Let me take a second to tell you about a service I offer—when we get back, I’ll pick up on the third predictor of success.
Alright—let's get back to it. Here’s the third predictor of success when working with dogs with serious behavior issues.
3. Realistic Expectations
This one is difficult for many owners to hear.
Dogs with significant behavior issues are rarely ever completely cured.
I know people don’t like hearing that, but it’s the truth.
If somebody promises to completely eliminate severe aggression, fear, anxiety, etc. I’d be very cautious. There’s a disconnect in this person’s experience and/or truthfullness.
The realistic goal of behavior modification is not perfection.
The realistic goal is meaningful improvement.
We want the dog more functional. Safer. More confident. More emotionally stable. More comfortable living in their world.
That’s success.
Another important reality is that progress is usually not linear.
Owners often expect improvement to happen in a nice straight line upward.

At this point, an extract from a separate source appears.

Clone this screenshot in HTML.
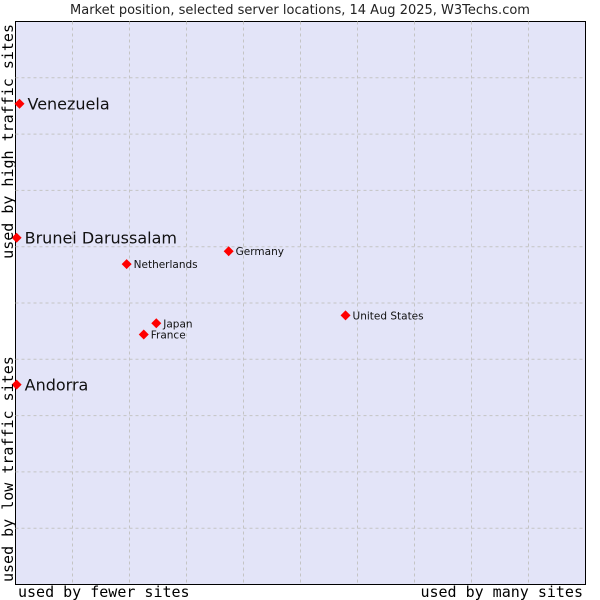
<!DOCTYPE html>
<html><head><meta charset="utf-8"><style>
body{margin:0;background:#fff;width:600px;height:600px;overflow:hidden}
svg{display:block}
</style></head><body>
<svg id="chart" width="600" height="600" xmlns="http://www.w3.org/2000/svg">
<text x="300" y="14" text-anchor="middle" font-family="DejaVu Sans, sans-serif" font-size="13" fill="#222">Market position, selected server locations, 14 Aug 2025, W3Techs.com</text>
<rect x="15.5" y="21.5" width="570" height="563" fill="#e3e4f8" stroke="#000"/>
<g id="grid"></g>
<g id="pts"></g>
<text x="18" y="597" font-family="DejaVu Sans Mono, Liberation Mono, monospace" font-size="15" fill="#000">used by fewer sites</text>
<text x="583" y="597" text-anchor="end" font-family="DejaVu Sans Mono, Liberation Mono, monospace" font-size="15" fill="#000">used by many sites</text>
<text transform="translate(13,582) rotate(-90)" font-family="DejaVu Sans Mono, Liberation Mono, monospace" font-size="15" fill="#000">used by low traffic sites</text>
<text transform="translate(13,24) rotate(-90)" text-anchor="end" font-family="DejaVu Sans Mono, Liberation Mono, monospace" font-size="15" fill="#000">used by high traffic sites</text>
</svg>
<script>
const countries=["Venezuela","Brunei Darussalam","Andorra","Netherlands","Germany","Japan","France","United States"];
const xValues=[0.7,0.2,0.2,19.5,37.4,24.7,22.5,57.9];
const yValues=[85.4,61.6,35.5,56.9,59.2,46.4,44.4,47.8];
const bigLabel=[true,true,true,false,false,false,false,false];
const L=15.5,T=21.5,W=570,H=563;
const sx=v=>L+v/100*W, sy=v=>T+H-v/100*H;
const NS="http://www.w3.org/2000/svg";
const g=document.getElementById('grid');
for(let i=1;i<10;i++){
  let a=document.createElementNS(NS,'line');
  a.setAttribute('x1',sx(i*10));a.setAttribute('x2',sx(i*10));a.setAttribute('y1',T);a.setAttribute('y2',T+H);
  a.setAttribute('stroke','#c4c4c4');a.setAttribute('stroke-dasharray','3,3');
  
  
  g.appendChild(a);
  let b=document.createElementNS(NS,'line');
  b.setAttribute('y1',sy(i*10));b.setAttribute('y2',sy(i*10));b.setAttribute('x1',L);b.setAttribute('x2',L+W);
  b.setAttribute('stroke','#c4c4c4');b.setAttribute('stroke-dasharray','3,3');
  
  
  g.appendChild(b);
}
const p=document.getElementById('pts');
countries.forEach((c,i)=>{
  const x=sx(xValues[i]),y=sy(yValues[i]);
  let d=document.createElementNS(NS,'path');
  d.setAttribute('d',`M${x} ${y-5}L${x+5} ${y}L${x} ${y+5}L${x-5} ${y}Z`);
  d.setAttribute('fill','#f00');
  
  
  p.appendChild(d);
  let t=document.createElementNS(NS,'text');
  t.setAttribute('x',x+(bigLabel[i]?8:7));
  t.setAttribute('y',y+(bigLabel[i]?6:4));
  t.setAttribute('font-family','DejaVu Sans, Liberation Sans, sans-serif');
  t.setAttribute('font-size',bigLabel[i]?'16':'10.5');
  t.setAttribute('fill','#111');
  t.textContent=c;
  
  
  p.appendChild(t);
});
</script>
</body></html>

But behavioral recovery usually looks messy.
There are setbacks. Plateaus. Regressions. Then suddenly months later you realize the dog is functioning dramatically better than before. Voila!
The improvement path is usually jagged.
But that doesn’t mean progress isn’t happening.
4. And finally, Consistency
This is the quiet factor that often separates successful cases from unsuccessful ones.
Behavior work can become repetitive.
Owners don’t always feel like doing the exercises. Life gets busy. Motivation fluctuates. People get tired.
I understand that completely.
But consistency is critical.
Behavior change never happens because of one magical training session. But you’d be amazed how many people expect just that.
It happens because of repeated correct experiences over long periods of time.
Sometimes owners underestimate how much those small daily repetitions matter.
But those repetitions are often exactly what rewires behavioral patterns over time.
And honestly, experienced behavior professionals can usually tell pretty quickly whether owners are consistently doing the work at home. Think of your high school teachers – they always knew when you didn’t do your homework.
The difference becomes visible quickly.
Closing Wrap Up
When I look back over the thousands of behavior cases I’ve worked with, these four factors consistently stand out:
Belief. Patience. Realistic expectations. And consistency.
None of them are flashy. None of them make exciting television. But they are real.
And they are some of the strongest predictors of success in serious dog behavior cases.
Interestingly enough, you’ve probably noticed they usually have far more to do with the owner than the dog.
Now, you understand the real story behind your dog’s behavior.